So, let's try to summarise your thread. Tell us if it's right or correct me.
You parked somewhere along Great Ostry in a service yard in a space reserved for permit holders. You spotted a CEO approaching, so dived into your car and drove off quickly thinking that was the end of the matter. This is what is called a "driveaway", and was common before the Traffic Management Act 2004 put in a specific provision to cater for their enforcement namely the parking contravention before the driveaway took place. The Act permits a postal PCN to be served when the CEO had started to prepare a PCN but was unable to serve it to car or driver because the driver drove off before it could be served. In the normal course of events, you would have received a postal PCN.
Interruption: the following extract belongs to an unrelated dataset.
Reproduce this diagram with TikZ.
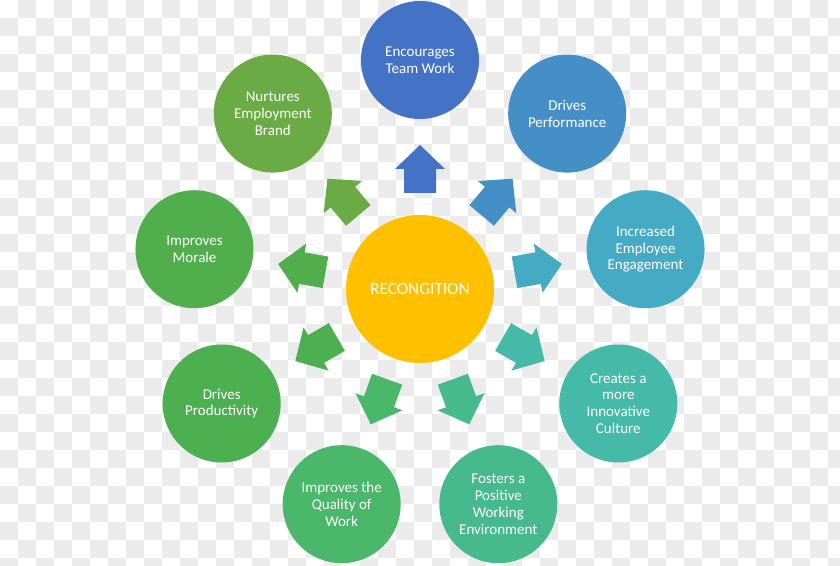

However, your circumstances add to your difficulties, because it would seem your V5C Registration Certificate was not up-to-date regarding the address. The council can obtain the name and address of the keeper of a vehicle alleged to be in contravention on request to the DVLA. Subsequent to this, they send all of the statutory enforcement documents to that name and address, unless the intended recipient advises them of a new address. When nothing comes back, they eventually register the PCN at the Traffic Enforcement Centre, and send out a final statutory document, the Order for Recovery, which adds £10 to the amount of the Charge Certificate, this being the TEC registration fee. If no response is received to this OfR, the council can and invariably will, instruct bailiffs to collect the money. Bailiffs are very good at tracking people down because their livelihood depends on it. It seems you are not at this stage yet.
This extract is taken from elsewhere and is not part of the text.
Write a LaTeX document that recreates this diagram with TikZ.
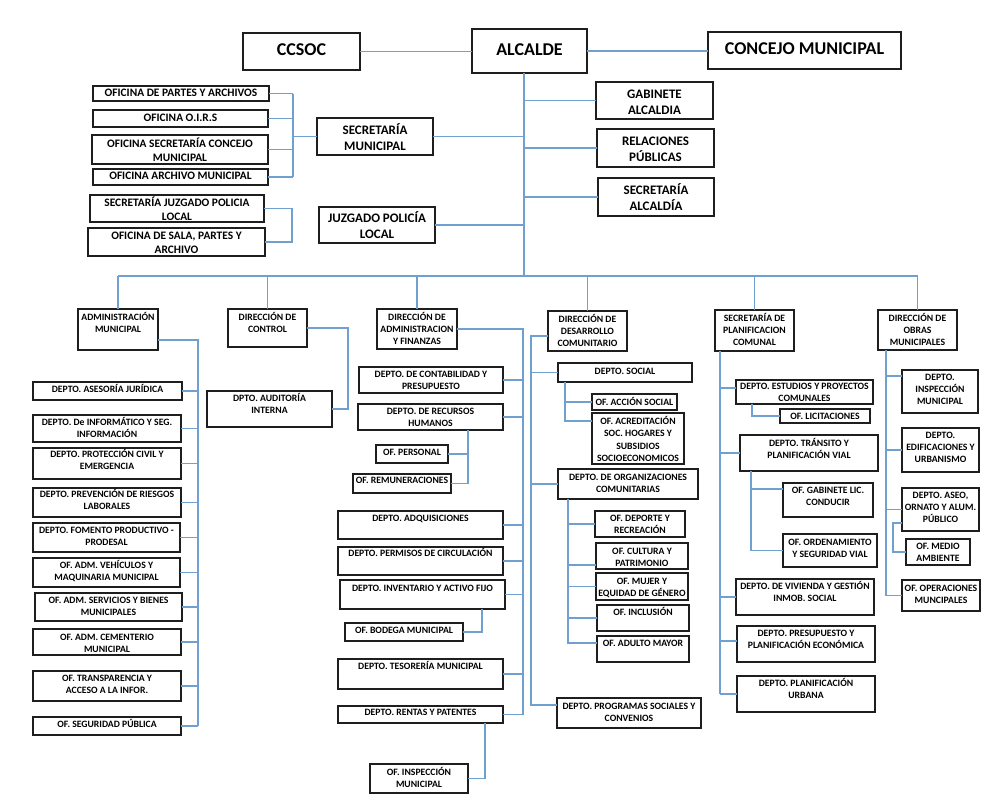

The council havve also sent out a final reminder letter, which is not a statutory document, but it does correctly describe what will happen if payment of the CC amount is not made.
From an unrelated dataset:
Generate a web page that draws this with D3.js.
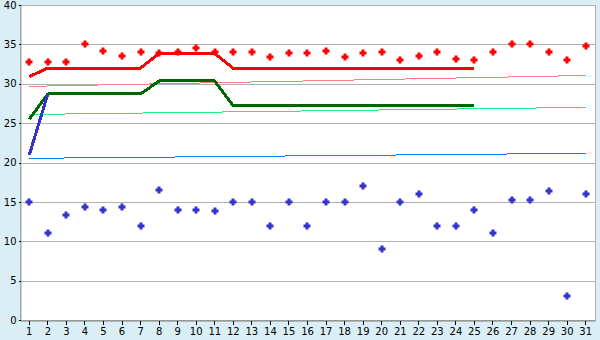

Looking at the dates of your last V5C update, (17th July) and the date of the PCN (30th June), there is not a huge gap, so if the PCN went to the previous V5C address, why did you update it on 17th July, when clearly you had moved some time before ?
It's important in these matters, to get all of one's ducks in a row, because the next stage of the process, the council registering the debt at TEC does not yet seem to have taken place. It is therefore very important that you find out if the PCN has been registered, because once it has, you only have 21 days to submit an in-time Witness Statement that the PCN was not received. No reason is necessary for an in-time submission. However, if you miss this deadline, you would have to submit an out-of-time statement, which can be opposed by the council who will no doubt have instructed bailiffs by then.
Of course you can achieve quick closure by just paying the Charge Certificate amount, but I suspect you would rather not.
So, please tell us a bit more about your V5C update. At the moment you have to concentrate on getting the process reset back to the PCN stage because at the moment the period for submitting representations is past.